The large guard rocks of Salmon Falls are now riffles under the surface of the slack water the earthen dam created. As our boats slide over the submerged boulders of the old rapid we begin to hear the roar of the new one. In each year since Black Creek Rapid formed, the boulders and rocks of the rapid have shifted. The Salmon, being an undammed river, often swells to 7-10 times its normal size as snow melts out of the mountains of the Frank Church Wilderness. This surge of water realigns the river bed and the obstacles throughout the rapid. As guides, we scout Black Creek every trip, never sure how the hydraulics have changed.

At most water levels there are two options for running Black Creek. On most days, both look awful. Let’s consider our options:

A center line involves a tricky set up to rival Black Creek’s predecessor, Salmon Falls. The consequences of missing the entrance move are a set of churning, boat-flipping hydraulics on one side and a sharp rock island on the other. More than one 18-foot raft has been stood on its side in the hydraulics and the boulder-choked island has munched a dory or two.

How about the other run? The river left line is a solid wash of whitewater from the lip of the pool to the tail waves below. The current line pushes into a set of sharp lateral waves, then is lost in a surging eddy bouncing off the bank. Following the path of the water, it appears your boat will be wrecked sideways into a rooster tailing wave/rock.

“Trust that left line,” the guide scouting with me says. “It goes today.”

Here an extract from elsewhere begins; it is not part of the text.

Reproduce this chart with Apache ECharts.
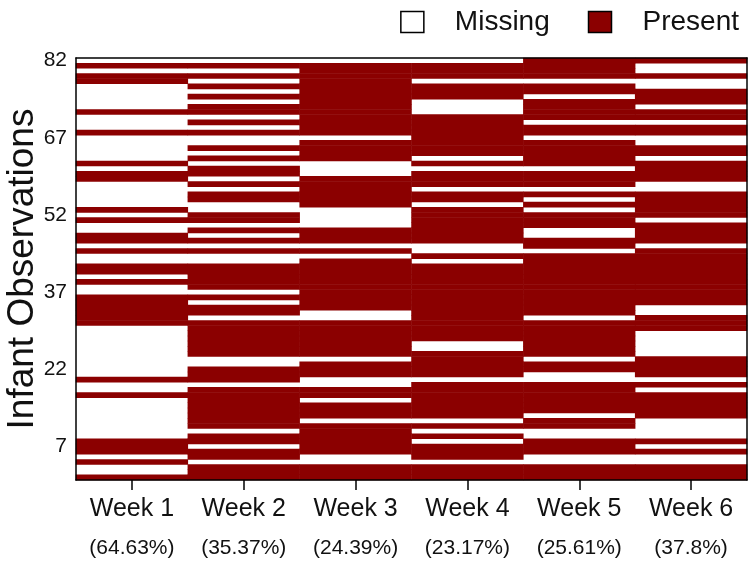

I tease her about portaging instead but she’s right. My heart pounding (yup, even your guide gets nervous sometimes—it signals a healthy respect for the water), I slowly row my boat up to the precipice of the left side of the river. I place an oar stroke into the face of the first wave, correct my alignment into the second and a few moments later we’re hitting the big, surging tail waves. The current has perfectly cradled our boat through the s-turn of current. I eddy out and watch the rest of our crew row and paddle through, sunlight refracting off the river as waves explode around the bow of each boat. Black Creek is my favorite type of rapid to guide—a little scary, a loud roar, easier than it first appears and big, roller coaster waves throughout.

Guides love the Salmon River because, due to it’s free-flowing nature, each week the rapids are run a little differently. Because the river has a natural seasonal fluctuation, it’s rare to ever hit a rapid at the exact same flow. Rapids like Black Creek also remind us that the canyon itself is a wild, changing landscape. All it takes is a heavy rainstorm, a forest fire or a fallen snag to completely change the way we approach a stretch of water. As guides, Black Creek keeps us on the toes of our river sandals…right where we like to be.